If a range and bearing arrive which corresponds to no known cones, a new one is created with a relatively low likelihood. Then once it has reached a certain threshold, it is reported to the outside world as a valid target. Conversely, when an existing cone’s likelihood reaches a level which is too low, it is removed entirely on the thesis that it was actually a false detection to begin with.

More specifically, the likelihood update is handled using Bayes theorem. We have an empirically derived table showing, for our detector, the odds that a cone will be detected or a false one will be seen at various ranges. These are used to fill in the various probabilities in the equations.

Incorporating New Measurements

A “measurement” in this problem is simply the range and bearing that the cone detector reports. To incorporate a new measurement, the tracker looks through all the cones currently in its filter bank. For each, it computes a measure of the likelihood that the given cone could produce the current measurement. This is done using what’s called the Mahalanobis distance. The Mahalanobis distance is just a measure of how far away you are from an uncertain target in a multi-dimensional space.

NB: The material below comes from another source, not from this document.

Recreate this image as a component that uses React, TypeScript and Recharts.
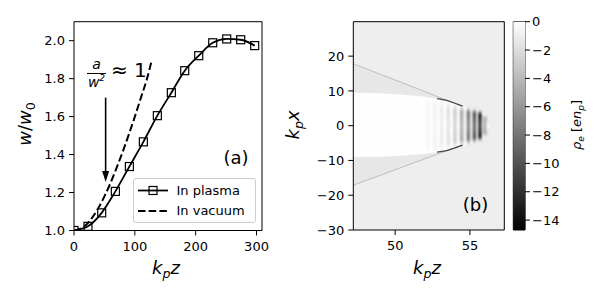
import React from 'react'
import {
  ComposedChart, Line, Area, XAxis, YAxis, ReferenceArea, ReferenceLine, CartesianGrid,
  BarChart, Bar,
} from 'recharts'

// panel (a): beam width along propagation
const zPlasma = [0, 23, 45.5, 68, 91, 114, 137, 160, 182, 205, 228, 251, 274, 297]
const wPlasma = [1.0, 1.022, 1.093, 1.206, 1.337, 1.467, 1.605, 1.726, 1.842, 1.921, 1.989, 2.009, 2.005, 1.974]
const zVacuum = [0, 10, 20, 30, 40, 50, 60, 70, 80, 90, 100, 110, 120, 128]
const wVacuum = [1.0, 1.008, 1.03, 1.068, 1.118, 1.18, 1.25, 1.33, 1.414, 1.505, 1.6, 1.7, 1.8, 1.9]
const aXTicks = [0, 100, 200, 300]
const aYTicks = [1.0, 1.2, 1.4, 1.6, 1.8, 2.0]

// panel (b): electron density map, read as shapes
const hz = [47.2, 49, 50.5, 52, 53.45, 54.5, 55.3, 55.9, 56.3]
const hBubbleTop = [9.45, 9.3, 8.9, 8.35, 7.3, 5.6, 5.0, 4.0, 0]
const hBubbleBot = [-9.0, -8.9, -8.6, -8.1, -7.2, -5.6, -5.0, -4.0, 0]
const hOuterTop = [17.8, 14.8, 12.3, 9.8, 7.3, 5.6, null, null, null]
const hOuterBot = [-17.1, -14.3, -11.9, -9.5, -7.2, -5.6, null, null, null]
const edgeZ = [52.8, 53.45, 54.0, 54.5]
const edgeTop = [7.75, 7.3, 6.45, 5.6]
const edgeBot = [-7.6, -7.2, -6.4, -5.6]
const stripeZ = [52.2, 52.65, 53.1, 53.55, 54.0, 54.45, 54.9, 55.3, 55.67, 56.0]
const stripeHalf = [8.0, 7.7, 7.2, 6.8, 6.2, 5.7, 5.3, 4.9, 4.4, 3.0]
const stripeShade = [0.03, 0.05, 0.08, 0.12, 0.2, 0.35, 0.55, 0.7, 0.92, 0.35]
const bXTicks = [50, 55]
const bYTicks = [-30, -20, -10, 0, 10, 20]

// colorbar
const cbarTicks = [0, -2, -4, -6, -8, -10, -12, -14]
const cbarMin = -14.7

const FONT = '"DejaVu Sans", sans-serif'
const TICK = { fill: '#000', fontSize: 13 }
const minus = (v: number) => (v < 0 ? '\u2212' + Math.abs(v) : String(v))

const plasmaData = zPlasma.map((z, i) => ({ z, w: wPlasma[i] }))
const vacuumData = zVacuum.map((z, i) => ({ z, w: wVacuum[i] }))
const mapData = hz.map((z, i) => ({
  z,
  top: hOuterTop[i] == null ? null : [hBubbleTop[i], hOuterTop[i]],
  bubble: [hBubbleBot[i], hBubbleTop[i]],
  bot: hOuterBot[i] == null ? null : [hOuterBot[i], hBubbleBot[i]],
  outerTop: hOuterTop[i],
  outerBot: hOuterBot[i],
}))
const edgeData = edgeZ.map((z, i) => ({ z, t: edgeTop[i], b: edgeBot[i] }))

function Sub({ children }: { children: React.ReactNode }) {
  return <span style={{ fontSize: '0.7em', position: 'relative', top: '0.3em' }}>{children}</span>
}

function Txt({ x, y, size, rot, children }: { x: number; y: number; size: number; rot?: boolean; children: React.ReactNode }) {
  return (
    <div style={{
      position: 'absolute', left: x, top: y, fontSize: size, lineHeight: `${size}px`, whiteSpace: 'nowrap',
      transform: `translate(-50%, -50%)${rot ? ' rotate(-90deg)' : ''}`,
    }}>{children}</div>
  )
}

const square = (p: any) => (
  <rect key={p.index} x={p.cx - 4} y={p.cy - 4} width={8} height={8} fill="none" stroke="#000" strokeWidth={1.2} />
)

const arrow = (p: any) => {
  const { x1, y1, x2, y2 } = p
  return (
    <g>
      <line x1={x1} y1={y1} x2={x2} y2={y2 - 8} stroke="#000" strokeWidth={1.6} />
      <polygon points={`${x2},${y2} ${x2 - 3.5},${y2 - 11} ${x2 + 3.5},${y2 - 11}`} fill="#000" />
    </g>
  )
}

export default function App() {
  return (
    <div style={{ position: 'absolute', left: 0, top: 0, width: 600, height: 300, background: '#fff', fontFamily: FONT, color: '#000' }}>
      <svg width={0} height={0} style={{ position: 'absolute' }}>
        <defs>
          <linearGradient id="cbarGrad" x1="0" y1="1" x2="0" y2="0">
            <stop offset="0" stopColor="#000" />
            <stop offset="1" stopColor="#fff" />
          </linearGradient>
          <linearGradient id="stripeGrad" x1="0" y1="0" x2="0" y2="1">
            <stop offset="0" stopColor="#000" stopOpacity={0.2} />
            <stop offset="0.15" stopColor="#000" stopOpacity={1} />
            <stop offset="0.5" stopColor="#000" stopOpacity={0.8} />
            <stop offset="0.85" stopColor="#000" stopOpacity={1} />
            <stop offset="1" stopColor="#000" stopOpacity={0.2} />
          </linearGradient>
          <filter id="stripeBlur" x="-50%" y="-20%" width="200%" height="140%">
            <feGaussianBlur stdDeviation="1.3 0.8" />
          </filter>
        </defs>
      </svg>
      <style>{`.stripe { filter: url(#stripeBlur); }`}</style>

      {/* (a) beam width */}
      <div style={{ position: 'absolute', left: 0, top: 0 }}>
        <ComposedChart width={270} height={300} margin={{ top: 21.7, right: 8, left: 0, bottom: 39.5 }}>
          <XAxis dataKey="z" type="number" domain={[0, 309]} ticks={aXTicks} allowDataOverflow
            axisLine={false} tickSize={5} tickMargin={6} tick={TICK} tickLine={{ stroke: '#000' }} height={30} />
          <YAxis type="number" domain={[1.0, 2.1]} ticks={aYTicks} allowDataOverflow width={74}
            axisLine={false} tickSize={5} tickMargin={4} tick={TICK} tickLine={{ stroke: '#000' }}
            tickFormatter={(v: number) => v.toFixed(1)} />
          <Line data={vacuumData} dataKey="w" type="monotone" stroke="#000" strokeWidth={2}
            strokeDasharray="7.5 3.2" dot={false} activeDot={false} isAnimationActive={false} />
          <Line data={plasmaData} dataKey="w" type="monotone" stroke="#000" strokeWidth={1.8}
            dot={square} activeDot={false} isAnimationActive={false} />
          <ReferenceLine segment={[{ x: 52, y: 1.70 }, { x: 52, y: 1.255 }]} shape={arrow} ifOverflow="visible" />
          <ReferenceArea x1={0} x2={309} y1={1.0} y2={2.1} fill="none" stroke="#000" strokeWidth={1} ifOverflow="visible" />
        </ComposedChart>
      </div>

      {/* annotation a / w^2 ≈ 1 */}
      <div style={{ position: 'absolute', left: 87, top: 57, width: 19, display: 'flex', flexDirection: 'column', alignItems: 'center', fontStyle: 'italic', fontSize: 14, lineHeight: '14px' }}>
        <span>a</span>
        <span style={{ width: 19, height: 1, background: '#000', margin: '1.5px 0' }} />
        <span>w<span style={{ fontSize: 9, position: 'relative', top: -6 }}>2</span></span>
      </div>
      <div style={{ position: 'absolute', left: 111, top: 60, fontSize: 20, lineHeight: '20px', whiteSpace: 'nowrap' }}>≈ 1</div>

      {/* legend */}
      <div style={{ position: 'absolute', left: 132.5, top: 177.5, width: 121, height: 43, border: '1px solid #cccccc', borderRadius: 3, background: 'rgba(255,255,255,0.8)', fontSize: 13 }}>
        <svg width={32} height={43} style={{ position: 'absolute', left: 3, top: 0 }}>
          <line x1={1} y1={11.5} x2={31} y2={11.5} stroke="#000" strokeWidth={1.8} />
          <rect x={12} y={7.5} width={8} height={8} fill="none" stroke="#000" strokeWidth={1.2} />
          <line x1={1} y1={32} x2={31} y2={32} stroke="#000" strokeWidth={2} strokeDasharray="7.5 3.2" />
        </svg>
        <div style={{ position: 'absolute', left: 43, top: 4, lineHeight: '15px', whiteSpace: 'nowrap' }}>In plasma</div>
        <div style={{ position: 'absolute', left: 43, top: 24.5, lineHeight: '15px', whiteSpace: 'nowrap' }}>In vacuum</div>
      </div>

      <Txt x={236} y={157.5} size={18}>(a)</Txt>
      <Txt x={166} y={269} size={18}><i>k<Sub>p</Sub>z</i></Txt>
      <Txt x={26} y={124} size={18} rot><i>w</i>/<i>w</i><Sub>0</Sub></Txt>

      {/* (b) density map */}
      <div style={{ position: 'absolute', left: 280, top: 0 }}>
        <ComposedChart width={230} height={300} data={mapData} margin={{ top: 21.7, right: 5.7, left: 0, bottom: 40 }}>
          <CartesianGrid horizontal={false} vertical={false} fill="#eeeeee" />
          <XAxis dataKey="z" type="number" domain={[47.2, 57.3]} ticks={bXTicks} allowDataOverflow
            axisLine={false} tickSize={5} tickMargin={6} tick={TICK} tickLine={{ stroke: '#000' }} height={30} />
          <YAxis type="number" domain={[-30, 29.9]} ticks={bYTicks} allowDataOverflow width={73.3}
            axisLine={false} tickSize={5} tickMargin={4} tick={TICK} tickLine={{ stroke: '#000' }}
            tickFormatter={minus} />
          <Area dataKey="top" type="linear" stroke="none" fill="#e7e7e7" fillOpacity={1} isAnimationActive={false} activeDot={false} />
          <Area dataKey="bot" type="linear" stroke="none" fill="#e7e7e7" fillOpacity={1} isAnimationActive={false} activeDot={false} />
          <Area dataKey="bubble" type="linear" stroke="none" fill="#fefefe" fillOpacity={1} isAnimationActive={false} activeDot={false} />
          {stripeZ.map((z, i) => (
            <ReferenceArea key={i} className="stripe" x1={z - 0.12} x2={z + 0.12} y1={-stripeHalf[i]} y2={stripeHalf[i]}
              fill="url(#stripeGrad)" fillOpacity={stripeShade[i]} stroke="none" zIndex={150} />
          ))}
          <Line dataKey="outerTop" type="linear" stroke="#a0a0a0" strokeWidth={1} strokeOpacity={0.6} dot={false} activeDot={false} isAnimationActive={false} />
          <Line dataKey="outerBot" type="linear" stroke="#a0a0a0" strokeWidth={1} strokeOpacity={0.6} dot={false} activeDot={false} isAnimationActive={false} />
          <Line data={edgeData} dataKey="t" type="linear" stroke="#222" strokeWidth={1.3} strokeOpacity={0.8} dot={false} activeDot={false} isAnimationActive={false} />
          <Line data={edgeData} dataKey="b" type="linear" stroke="#222" strokeWidth={1.3} strokeOpacity={0.8} dot={false} activeDot={false} isAnimationActive={false} />
          <ReferenceArea x1={47.2} x2={57.3} y1={-30} y2={29.9} fill="none" stroke="#000" strokeWidth={1} ifOverflow="visible" zIndex={1500} />
        </ComposedChart>
      </div>

      <Txt x={475.5} y={204.5} size={18}>(b)</Txt>
      <Txt x={427} y={269} size={18}><i>k<Sub>p</Sub>z</i></Txt>
      <Txt x={294} y={125} size={18} rot><i>k<Sub>p</Sub>x</i></Txt>

      {/* colorbar */}
      <div style={{ position: 'absolute', left: 505, top: 0 }}>
        <BarChart width={60} height={300} data={[{ n: 'c', v: [cbarMin, 0] }]} barCategoryGap={0}
          margin={{ top: 21.7, right: 0, left: 8.3, bottom: 70 }}>
          <XAxis dataKey="n" hide />
          <YAxis orientation="right" type="number" domain={[cbarMin, 0]} ticks={cbarTicks} width={40}
            axisLine={false} tickSize={5} tickMargin={2} tick={TICK} tickLine={{ stroke: '#000' }}
            tickFormatter={minus} />
          <Bar dataKey="v" fill="url(#cbarGrad)" isAnimationActive={false} />
          <ReferenceArea y1={cbarMin} y2={0} fill="none" stroke="#000" strokeWidth={1} ifOverflow="visible" />
        </BarChart>
      </div>
      <Txt x={577} y={125} size={13} rot><i>ρ<Sub>e</Sub></i> [<i>en<Sub>p</Sub></i>]</Txt>
    </div>
  )
}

If the best matching cone has a Mahalanobis distance small enough to count as valid, then the standard Kalman filter update equation is applied to that cone. If no cones match, then we create a new one as described above.

Scale Factor

20130406-robomagellan_cone_tracker_update_flowchart
Cone Tracker Flowchart

One final detail, is that in addition to estimating the position of each cone, the tracker also estimates its “scale” as seen by the cone detector. The image based detector we use has the property that the range values are likely to have a fixed scale error for a number of reasons. One, the cones could actually be bigger or smaller than the regulation sized ones. Second, lighting conditions can sometimes cause a fraction of the cone to be not detected, which will result in the cone being seen as smaller than it actually is.

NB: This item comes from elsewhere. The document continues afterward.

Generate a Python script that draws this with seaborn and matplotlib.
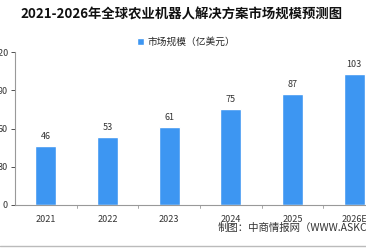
import matplotlib
matplotlib.use("Agg")
import matplotlib.pyplot as plt
import seaborn as sns
import pandas as pd

years = ["2021", "2022", "2023", "2024", "2025", "2026E"]
values = [46, 53, 61, 75, 87, 103]
series_name = "市场规模（亿美元）"
yticks = [0, 30, 60, 90, 120]
title = "2021-2026年全球农业机器人解决方案市场规模预测图"
footer = "制图：中商情报网（WWW.ASKCI.COM）"

sns.set_theme(style="white")
plt.rcParams['font.family'] = ['Noto Sans CJK SC', 'DejaVu Sans']

df = pd.DataFrame({"year": years, "value": values, "series": series_name})

fig = plt.figure(figsize=(3.66, 2.48), dpi=100)
ax = fig.add_axes([15/366, 1-205/248, 370/366, 153/248])
sns.barplot(data=df, x="year", y="value", hue="series", color="#3D96F2",
            palette=["#3D96F2"], width=0.34, ax=ax, saturation=1)

for p, v in zip(ax.patches, values):
    ax.text(p.get_x() + p.get_width()/2, v + 4, str(v), ha="center", va="bottom",
            fontsize=6.5, color="#333333")

ax.set_ylim(0, 120)
ax.set_yticks(yticks)
ax.set_xlim(-0.5, 5.5)
ax.set_xlabel("")
ax.set_ylabel("")
ax.tick_params(axis="y", labelsize=6.5, colors="#333333", length=3, width=0.6, direction="out", left=True, pad=2)
ax.tick_params(axis="x", labelsize=6.5, colors="#333333", length=0, pad=7)
for lbl in ax.get_yticklabels():
    lbl.set_color("#333333")
for b in [0.5, 1.5, 2.5, 3.5, 4.5]:
    ax.plot([b, b], [0, -2.5], color="#999999", lw=0.6, clip_on=False)
for s in ["top", "right"]:
    ax.spines[s].set_visible(False)
for s in ["left", "bottom"]:
    ax.spines[s].set_color("#999999")
    ax.spines[s].set_linewidth(0.8)

leg = ax.legend(loc="upper center", frameon=False, fontsize=7, handlelength=0.7,
                handleheight=0.7, handletextpad=0.4, borderaxespad=0, ncol=1)
leg.set_bbox_to_anchor((186/366, 1-33/248), transform=fig.transFigure)

fig.text(182/366, 1-15/248, title, ha="center", va="center", fontsize=9.6, fontweight="bold", color="#111111")
fig.text(218/366, 1-228/248, footer, ha="left", va="center", fontsize=7.5, color="#333333")
fig.add_artist(plt.Line2D([0, 1], [1-246/248, 1-246/248], transform=fig.transFigure, color="#bbbbbb", lw=1))

fig.savefig("out.png", dpi=100)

Since the range values are not correct, the position will be similarly off. This error isn’t as bad as it seems, since we (and most every RoboMagellan entrant), approach the cone in a straight line. Thus the position errors will always be directly towards or away from the robot, and as long as you keep moving, you’ll hit it eventually.

Savage Solder has two reasons to care. First, is that we decelerate from a high speed to an appropriate “bumping” speed with just a half meter to spare. Thus, if the cone is estimated as too close, we run the risk of colliding with it at an unsafe speed and damaging our front end. Secondly, we have a mode where the car can just “clip” the cone by driving alongside it and tapping it with a protruding stick. This allows us to avoid stopping entirely when the geometry allows it. However, if the position estimate is incorrect here, we might miss the cone entirely.

Final Process

To summarize, the cone tracker handles each new range and bearing with the following steps:

  1. A cone detection results in a new range, bearing, and uncertainty measurement.
  2. Existing cones in the Kalman filter bank are checked to see what the likelihood is each could have produced this measurement.
  3. If one was likely enough, then:
    1. The position and scale factor are updated using the Kalman filter equations.
    2. The likelihood estimate is updated according to our current false positive and false negative estimates.
  4. If none was likely enough, then a new cone is created with a position fixed at the exact position implied by the local navigation solution and the range and bearing.
  5. Any cones which we had expected to see but didn’t have their likelihood decreased.
  6. Any cones which have too low of a likelihood are removed.
  7. Finally, all the cones which are close to the vehicle, and have a high enough likelihood are reported to the high level logic.

Caveats and Next Steps

One of the challenges with this approach is that there are a lot of constants to tune. I’ll cover the details in a later post, but for most of them we tried to find some way to empirically measure reasonable values for our application. Another problem was debugging. printf doesn’t cut it when you have this much geometry. For that, we created a number of custom debugging and visualization tools which help show what is going on in the system, some of which I’ll cover later too.